Tot slot kan ook op grond van de verklaring van de vader van [appellant] dat de oudste bus met kenteken [kenteken 1] meer dan 300.000 kilometer had gelopen, niet worden aangenomen dat deze bus ten tijde van de verkoop aan [appellant] € 6.000,00 waard was althans minder dan de gangbare verkoopwaarde van € 13.000,00. Op de door de curator als productie 9 bij conclusie van antwoord overgelegde lijst van de website [website] – waarop de tussen partijen als onbetwist vaststaande gangbare verkoopwaarde ad € 13.000,00 van vergelijkbare bussen is gebaseerd – staan immers diverse bussen met een vergelijkbare kilometerstand vermeld.
11.11.
Het voorgaande brengt mee dat [appellant] er niet in is geslaagd om het door de curator bijgebrachte bewijs te ontzenuwen dat de bussen ten tijde van de verkoop door [International] aan [appellant] € 13.000,00 en € 17.000,00 waard waren.
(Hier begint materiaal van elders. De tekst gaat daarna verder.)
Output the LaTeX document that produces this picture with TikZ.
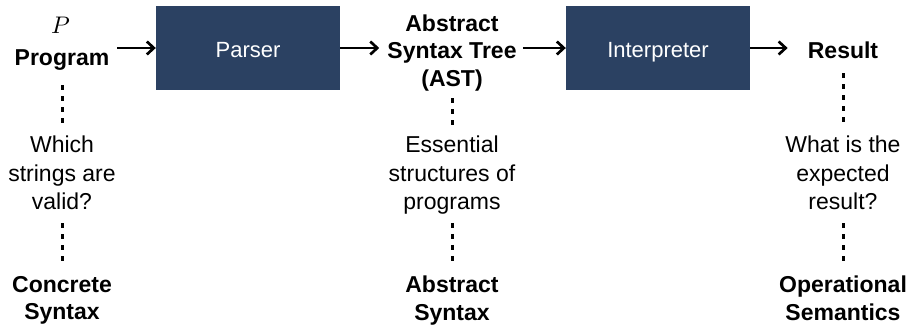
\documentclass[tikz,border=0pt]{standalone}
\usepackage{fontspec}
\usepackage{unicode-math}
\setmainfont{Liberation Sans}
\usetikzlibrary{arrows.meta}
\definecolor{boxblue}{HTML}{2B4162}
\begin{document}
\begin{tikzpicture}[x=1pt,y=-1pt,
  lbl/.style={font=\bfseries\fontsize{23}{27.5}\selectfont, inner sep=0pt, align=center},
  qtxt/.style={font=\fontsize{23}{28.5}\selectfont, inner sep=0pt, align=center},
  stage/.style={fill=boxblue, text=white, minimum width=184pt, minimum height=84pt, inner sep=0pt, text height=22pt, text depth=4pt, font=\fontsize{22}{26}\selectfont},
  arr/.style={line width=2.7pt, -{Straight Barb[length=7pt,width=13pt]}},
  dots/.style={line width=3pt, dash pattern=on 5pt off 6pt}]
\useasboundingbox (0,0) rectangle (910,324);
\node[font=\fontsize{24}{28}\selectfont, inner sep=0pt, anchor=base] (p) at (61,33) {$P$};
\node[lbl, anchor=base] (prog) at (62,65) {Program};
\node[stage] (parser) at (248,48) {Parser};
\node[lbl, anchor=north] (ast) at (452,14.5) {Abstract\\Syntax Tree\\(AST)};
\node[stage] (interp) at (658,48) {Interpreter};
\node[lbl, anchor=base] (res) at (843,58) {Result};
\node[qtxt, anchor=north] (q1) at (62,136) {Which\\strings are\\valid?};
\node[qtxt, anchor=north] (q2) at (452,136) {Essential\\structures of\\programs};
\node[qtxt, anchor=north] (q3) at (843,136) {What is the\\expected\\result?};
\node[lbl, anchor=north] (c1) at (62,276) {Concrete\\Syntax};
\node[lbl, anchor=north] (c2) at (452,276) {Abstract\\Syntax};
\node[lbl, anchor=north] (c3) at (843,276) {Operational\\Semantics};
\draw[arr, shorten <=8pt] (prog.east |- parser.west) -- (parser.west);
\draw[arr, shorten >=8pt] (parser.east) -- (ast.west |- parser.east);
\draw[arr, shorten <=6pt] (ast.east |- interp.west) -- (interp.west);
\draw[arr, shorten >=20pt] (interp.east) -- (res.west |- interp.east);
\draw[dots, shorten <=15pt, shorten >=13pt] (prog.south) -- (q1.north);
\draw[dots, shorten <=13pt, shorten >=13.5pt] (q1.south) -- (c1.north);
\draw[dots, shorten <=7pt, shorten >=11pt] (ast.south) -- (q2.north);
\draw[dots, shorten <=8pt, shorten >=13.5pt] (q2.south) -- (c2.north);
\draw[dots, shorten <=15pt, shorten >=11pt] (res.south) -- (q3.north);
\draw[dots, shorten <=13pt, shorten >=13.5pt] (q3.south) -- (c3.north);
\end{tikzpicture}
\end{document}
Dat betekent dat ook in hoger beroep vaststaat dat de boedel van [International] voor in totaal € 16.000,00 is benadeeld doordat [International] deze bussen kort voor haar faillissement voor € 6.000,00 respectievelijk
€ 8.000,00 aan [appellant] heeft verkocht. Grief IV faalt dus.
11.12.
In het tussenarrest is reeds geoordeeld dat ook de overige grieven I t/m III falen. Het hof zal de bestreden vonnissen daarom bekrachtigen. [appellant] zal als de in het ongelijk gestelde partij worden veroordeeld in de proceskosten van het hoger beroep.

12.De uitspraak

Het hof:
bekrachtigt de vonnissen waarvan beroep van 7 september 2011 en 14 december 2011;
veroordeelt [appellant] in de proceskosten van het hoger beroep, welke kosten tot op heden aan de zijde van de curator worden begroot op € 1.815,00 aan verschotten en op € 3.262,00 aan salaris advocaat;
en bepaalt dat deze bedragen binnen veertien dagen na de dag van deze uitspraak moeten zijn voldaan, te vermeerderen met de wettelijke rente als bedoeld in artikel 6:119 BW vanaf het einde van voormelde termijn tot aan de dag der voldoening;
verklaart dit arrest uitvoerbaar bij voorraad.
Dit arrest is gewezen door mrs. S. Riemens, P.M. Arnoldus-Smit en D.A.E.M. Hulskes en in het openbaar uitgesproken door de rolraadsheer op 24 juni 2014.